By contrast, Krohn’s flat—center hall, kitchen, main bedroom, main bath, guest room, and guest bath, plus an L-shaped room that combines drawing room, dining room, and library—is blissfully organized. But it is not without drama. When it became clear that the paneled central hall would always be a dark cave with off-center openings and no windows, Pentreath and his team came up with the idea of refinishing the gray woodwork in overscale faux malachite and, for good measure, replacing the stone floor with polished parquet. Krohn jumped at the bold prospect, which Pentreath describes as “an early bonding moment.” Glazed French doors frame the pale living room beyond, coaxing visitors onward. “You’re literally walking into the light,” Pentreath says of the transition, the experience amplified by the fact that the doors also frame an immense giltwood mirror mounted above an ennobling neoclassical marble chimneypiece that was among Pentreath’s improvements.

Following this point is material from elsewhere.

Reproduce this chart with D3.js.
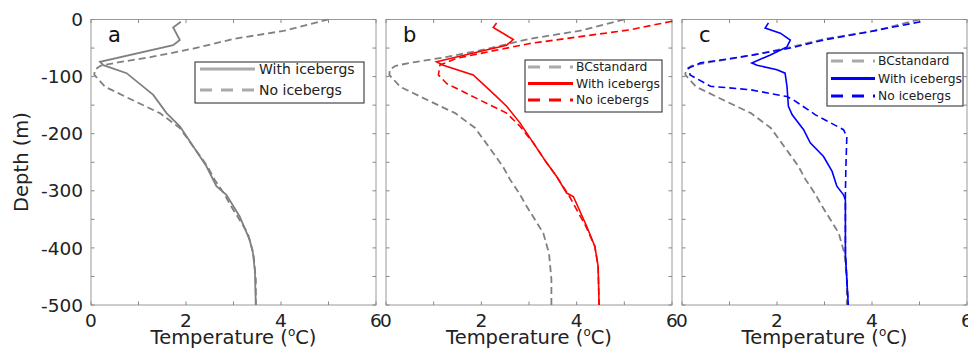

“Norwegians tend to like clean lines, but we like maximalism too,” Krohn allows. “But you don’t just add layers and layers unless they have been carefully thought through.” Some of her decisions, however, were entirely instinctual and nose-thumbingly startling, given the calculated tranquility of the main living spaces. The guest bath sports a pink Gucci wallpaper printed with a flock of white herons. “Other people would have told me, ‘No, no, no!’ but Ben said, ‘That’s cool.’ We had very good synergy.” Krohn’s bedroom is dressed in a fantastically floral chintz pattern created in the 1850s and rendered in ink blue and salmon pink. “I’m not a big fan of blue,” she says, “but the pattern has so much interest.” She brought in the room’s rosy opaline table lamps, which resemble genies’ bottles, and crowned them with lampshades dyed an even paler shade of pink. Imagine a classic country-house bedroom shaken up by some flea-market foraging.

“That way the room doesn’t look like a time capsule,” Krohn observes, proudly reporting that she located similar lilac-colored lamps for the new country retreat that she’s outfitting in the Cotswolds. As she says, with a bewitching smile, “I like a bit of camp.”